All right, let me go into more graphic detail for you. After the two days of abdominal cramping and what I thought was first food poisoning or a UTI, I went through about 20 hours of agony as my stone ground it's way through my lower kidney, and through my left ureter where it lodged itself at the bottom, just above my bladder. This is when I could finally move and went to the hospital, saw a urologist and had a cat scan. It was determined that there was not full blockage through the ureter, so my choices were, after waiting a few days and getting vicodin (placebo to me), if it didn't pass fully on it's own, they could pluck it out, or I could try to tough it out until it did pass. After a discussion with my father in law about the time they plucked his out, there was NO WAY in hell I was going to let them do that after suffering through this trauma. So my stone sat there, lodged inside me. The good news is that after a day or so I wasn't urinating pink lemonade anymore, but if you think I wasn't in any pain, allow me to wish such a thing upon you. And this went on...
...for over four weeks, where I ebbed and flowed between dealing with it, and the mental nightmare of having them remove it. Then, and only then did the stone finally fully pass.
I'll state once again. This had NO impact what so ever on allowing me to suffer greater pain on the bike, or XC skiing, or running, or anything else. None. Zero. Zip. Nada.
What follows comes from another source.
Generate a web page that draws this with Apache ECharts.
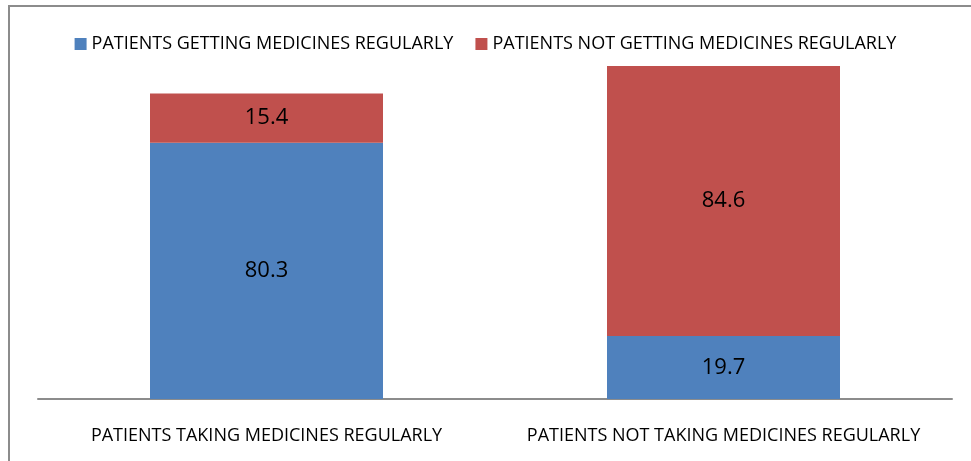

Now, for a corollary to "long term pain". I'd have to wonder why if it's simply a matter of pain, that after being shot and losing so much blood, Greg Lemond, after he came back and in 1991 in his own words finally felt like his old self, finished 13th in the Tour, and couldn't even finish the 1992 Tour, with his career over at 31. You'd think after being in so much pain for that long, he would have crushed everyone. Or is it cancer, and only cancer that makes you able to tolerate more pain on the bike?